■ **Exercise goal**: Extract, in full, the lines below, beginning at the first and ending with the line that contains "11.7, 10.7, 10.6];". Pictures do not belong in the copy.

Start of Dataset content

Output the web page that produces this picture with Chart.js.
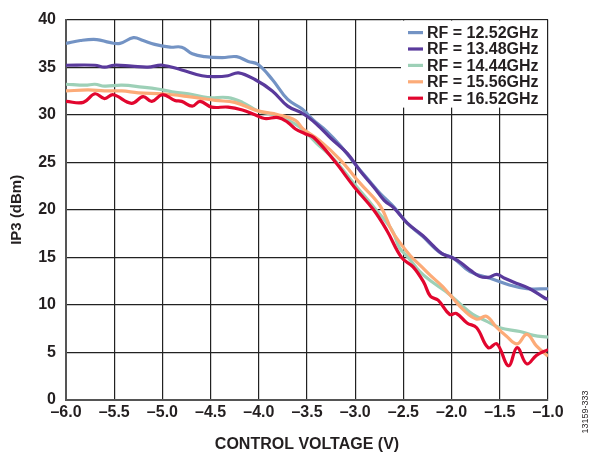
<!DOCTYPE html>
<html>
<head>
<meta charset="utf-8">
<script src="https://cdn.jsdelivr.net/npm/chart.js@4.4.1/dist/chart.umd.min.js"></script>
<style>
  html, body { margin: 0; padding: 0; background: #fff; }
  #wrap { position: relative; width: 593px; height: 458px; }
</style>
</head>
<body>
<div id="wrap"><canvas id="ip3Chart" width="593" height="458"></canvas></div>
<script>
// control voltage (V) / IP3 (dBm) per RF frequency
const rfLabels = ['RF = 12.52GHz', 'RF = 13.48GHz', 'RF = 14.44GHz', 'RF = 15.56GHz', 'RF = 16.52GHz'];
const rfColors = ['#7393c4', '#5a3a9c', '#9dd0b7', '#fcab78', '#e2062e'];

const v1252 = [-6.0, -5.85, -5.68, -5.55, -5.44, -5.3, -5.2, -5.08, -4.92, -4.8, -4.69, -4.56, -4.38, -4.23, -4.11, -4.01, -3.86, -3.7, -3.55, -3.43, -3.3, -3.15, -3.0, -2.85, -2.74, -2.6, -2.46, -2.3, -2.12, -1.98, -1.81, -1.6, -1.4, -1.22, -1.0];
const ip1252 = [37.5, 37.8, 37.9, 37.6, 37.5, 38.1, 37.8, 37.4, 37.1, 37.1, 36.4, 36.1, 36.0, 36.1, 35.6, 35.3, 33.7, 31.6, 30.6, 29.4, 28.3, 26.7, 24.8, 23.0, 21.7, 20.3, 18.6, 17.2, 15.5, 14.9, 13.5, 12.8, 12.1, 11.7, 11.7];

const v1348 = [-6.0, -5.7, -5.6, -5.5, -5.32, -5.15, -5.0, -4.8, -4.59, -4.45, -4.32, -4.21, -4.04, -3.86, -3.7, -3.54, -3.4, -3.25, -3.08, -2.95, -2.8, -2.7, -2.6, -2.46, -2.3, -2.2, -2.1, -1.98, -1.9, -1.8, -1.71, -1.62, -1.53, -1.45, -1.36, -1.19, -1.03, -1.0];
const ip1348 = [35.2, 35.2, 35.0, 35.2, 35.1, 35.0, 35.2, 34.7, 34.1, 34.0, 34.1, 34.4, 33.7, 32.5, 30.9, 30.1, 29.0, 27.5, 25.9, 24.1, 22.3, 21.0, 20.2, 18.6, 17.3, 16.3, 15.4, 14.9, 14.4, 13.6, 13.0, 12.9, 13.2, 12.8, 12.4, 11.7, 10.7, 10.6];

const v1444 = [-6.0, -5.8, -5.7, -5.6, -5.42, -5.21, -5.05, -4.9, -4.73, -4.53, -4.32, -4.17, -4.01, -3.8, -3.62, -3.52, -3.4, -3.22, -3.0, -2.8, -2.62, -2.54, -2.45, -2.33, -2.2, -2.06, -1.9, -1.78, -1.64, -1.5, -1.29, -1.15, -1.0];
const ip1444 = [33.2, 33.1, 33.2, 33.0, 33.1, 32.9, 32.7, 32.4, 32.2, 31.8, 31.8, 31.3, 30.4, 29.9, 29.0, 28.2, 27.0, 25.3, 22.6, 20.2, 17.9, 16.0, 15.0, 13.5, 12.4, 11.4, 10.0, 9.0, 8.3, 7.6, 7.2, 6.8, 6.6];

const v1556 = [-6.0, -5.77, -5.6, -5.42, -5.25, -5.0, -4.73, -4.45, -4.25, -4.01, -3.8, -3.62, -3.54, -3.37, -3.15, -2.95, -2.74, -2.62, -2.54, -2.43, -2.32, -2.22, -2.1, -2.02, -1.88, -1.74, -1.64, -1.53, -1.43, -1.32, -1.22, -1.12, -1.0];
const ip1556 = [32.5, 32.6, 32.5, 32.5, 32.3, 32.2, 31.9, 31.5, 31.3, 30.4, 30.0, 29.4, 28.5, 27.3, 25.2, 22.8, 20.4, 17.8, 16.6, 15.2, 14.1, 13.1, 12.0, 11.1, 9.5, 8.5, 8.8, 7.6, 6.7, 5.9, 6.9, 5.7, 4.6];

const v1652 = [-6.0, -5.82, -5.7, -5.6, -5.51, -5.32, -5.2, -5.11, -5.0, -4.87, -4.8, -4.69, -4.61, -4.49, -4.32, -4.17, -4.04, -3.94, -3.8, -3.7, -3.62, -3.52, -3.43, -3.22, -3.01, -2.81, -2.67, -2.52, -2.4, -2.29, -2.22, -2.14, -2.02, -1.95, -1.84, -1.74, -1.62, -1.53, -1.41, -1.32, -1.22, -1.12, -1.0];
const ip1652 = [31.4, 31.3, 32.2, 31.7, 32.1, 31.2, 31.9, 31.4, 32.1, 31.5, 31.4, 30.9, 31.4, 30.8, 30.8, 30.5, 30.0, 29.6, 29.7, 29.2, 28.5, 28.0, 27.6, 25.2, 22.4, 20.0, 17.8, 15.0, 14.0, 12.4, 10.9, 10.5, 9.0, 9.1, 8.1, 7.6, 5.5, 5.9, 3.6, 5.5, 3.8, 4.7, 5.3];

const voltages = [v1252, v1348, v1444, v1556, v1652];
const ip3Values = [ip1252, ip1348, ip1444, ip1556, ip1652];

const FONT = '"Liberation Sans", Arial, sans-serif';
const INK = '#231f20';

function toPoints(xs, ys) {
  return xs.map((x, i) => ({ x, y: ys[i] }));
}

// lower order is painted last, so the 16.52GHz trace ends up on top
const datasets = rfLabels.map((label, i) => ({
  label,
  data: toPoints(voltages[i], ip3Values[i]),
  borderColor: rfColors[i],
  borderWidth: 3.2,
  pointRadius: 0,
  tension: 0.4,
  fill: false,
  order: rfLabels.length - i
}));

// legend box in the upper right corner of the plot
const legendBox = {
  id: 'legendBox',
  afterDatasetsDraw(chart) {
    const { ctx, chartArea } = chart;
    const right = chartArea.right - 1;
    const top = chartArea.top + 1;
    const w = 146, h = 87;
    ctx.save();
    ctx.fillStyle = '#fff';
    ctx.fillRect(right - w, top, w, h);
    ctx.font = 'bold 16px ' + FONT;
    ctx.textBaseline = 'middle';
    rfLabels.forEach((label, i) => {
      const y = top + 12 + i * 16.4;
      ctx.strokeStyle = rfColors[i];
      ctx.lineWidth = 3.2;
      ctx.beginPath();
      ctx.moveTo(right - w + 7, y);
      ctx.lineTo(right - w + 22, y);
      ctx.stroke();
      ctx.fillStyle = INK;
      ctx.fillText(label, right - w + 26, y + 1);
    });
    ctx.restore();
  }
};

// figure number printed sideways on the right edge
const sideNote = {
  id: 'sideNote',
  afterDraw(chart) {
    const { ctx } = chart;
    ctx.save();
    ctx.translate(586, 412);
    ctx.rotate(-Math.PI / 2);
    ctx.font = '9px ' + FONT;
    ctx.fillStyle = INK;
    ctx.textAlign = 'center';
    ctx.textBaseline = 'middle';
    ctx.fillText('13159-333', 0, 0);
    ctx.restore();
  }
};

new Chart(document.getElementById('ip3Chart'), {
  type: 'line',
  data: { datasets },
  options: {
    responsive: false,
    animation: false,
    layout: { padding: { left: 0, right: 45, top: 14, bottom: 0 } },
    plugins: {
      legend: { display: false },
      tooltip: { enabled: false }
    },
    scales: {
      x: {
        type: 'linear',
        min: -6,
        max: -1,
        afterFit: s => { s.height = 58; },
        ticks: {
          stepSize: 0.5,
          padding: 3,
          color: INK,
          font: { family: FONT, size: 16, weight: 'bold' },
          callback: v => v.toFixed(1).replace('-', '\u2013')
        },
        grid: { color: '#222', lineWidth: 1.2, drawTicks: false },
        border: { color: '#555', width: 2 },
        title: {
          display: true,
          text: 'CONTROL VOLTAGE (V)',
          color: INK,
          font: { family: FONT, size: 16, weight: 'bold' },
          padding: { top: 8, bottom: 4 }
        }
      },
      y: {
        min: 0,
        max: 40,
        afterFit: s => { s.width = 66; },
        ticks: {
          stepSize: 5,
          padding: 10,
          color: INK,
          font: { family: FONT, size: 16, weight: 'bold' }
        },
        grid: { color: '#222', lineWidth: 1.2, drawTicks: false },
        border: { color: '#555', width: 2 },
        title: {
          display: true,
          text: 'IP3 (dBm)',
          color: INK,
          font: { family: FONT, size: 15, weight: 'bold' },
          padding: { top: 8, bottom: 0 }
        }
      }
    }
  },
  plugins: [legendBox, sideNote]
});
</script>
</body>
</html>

End of Dataset content

■ **Task response**:
Output the web page that produces this picture with Chart.js.
<!DOCTYPE html>
<html>
<head>
<meta charset="utf-8">
<script src="https://cdn.jsdelivr.net/npm/chart.js@4.4.1/dist/chart.umd.min.js"></script>
<style>
  html, body { margin: 0; padding: 0; background: #fff; }
  #wrap { position: relative; width: 593px; height: 458px; }
</style>
</head>
<body>
<div id="wrap"><canvas id="ip3Chart" width="593" height="458"></canvas></div>
<script>
// control voltage (V) / IP3 (dBm) per RF frequency
const rfLabels = ['RF = 12.52GHz', 'RF = 13.48GHz', 'RF = 14.44GHz', 'RF = 15.56GHz', 'RF = 16.52GHz'];
const rfColors = ['#7393c4', '#5a3a9c', '#9dd0b7', '#fcab78', '#e2062e'];

const v1252 = [-6.0, -5.85, -5.68, -5.55, -5.44, -5.3, -5.2, -5.08, -4.92, -4.8, -4.69, -4.56, -4.38, -4.23, -4.11, -4.01, -3.86, -3.7, -3.55, -3.43, -3.3, -3.15, -3.0, -2.85, -2.74, -2.6, -2.46, -2.3, -2.12, -1.98, -1.81, -1.6, -1.4, -1.22, -1.0];
const ip1252 = [37.5, 37.8, 37.9, 37.6, 37.5, 38.1, 37.8, 37.4, 37.1, 37.1, 36.4, 36.1, 36.0, 36.1, 35.6, 35.3, 33.7, 31.6, 30.6, 29.4, 28.3, 26.7, 24.8, 23.0, 21.7, 20.3, 18.6, 17.2, 15.5, 14.9, 13.5, 12.8, 12.1, 11.7, 11.7];

const v1348 = [-6.0, -5.7, -5.6, -5.5, -5.32, -5.15, -5.0, -4.8, -4.59, -4.45, -4.32, -4.21, -4.04, -3.86, -3.7, -3.54, -3.4, -3.25, -3.08, -2.95, -2.8, -2.7, -2.6, -2.46, -2.3, -2.2, -2.1, -1.98, -1.9, -1.8, -1.71, -1.62, -1.53, -1.45, -1.36, -1.19, -1.03, -1.0];
const ip1348 = [35.2, 35.2, 35.0, 35.2, 35.1, 35.0, 35.2, 34.7, 34.1, 34.0, 34.1, 34.4, 33.7, 32.5, 30.9, 30.1, 29.0, 27.5, 25.9, 24.1, 22.3, 21.0, 20.2, 18.6, 17.3, 16.3, 15.4, 14.9, 14.4, 13.6, 13.0, 12.9, 13.2, 12.8, 12.4, 11.7, 10.7, 10.6];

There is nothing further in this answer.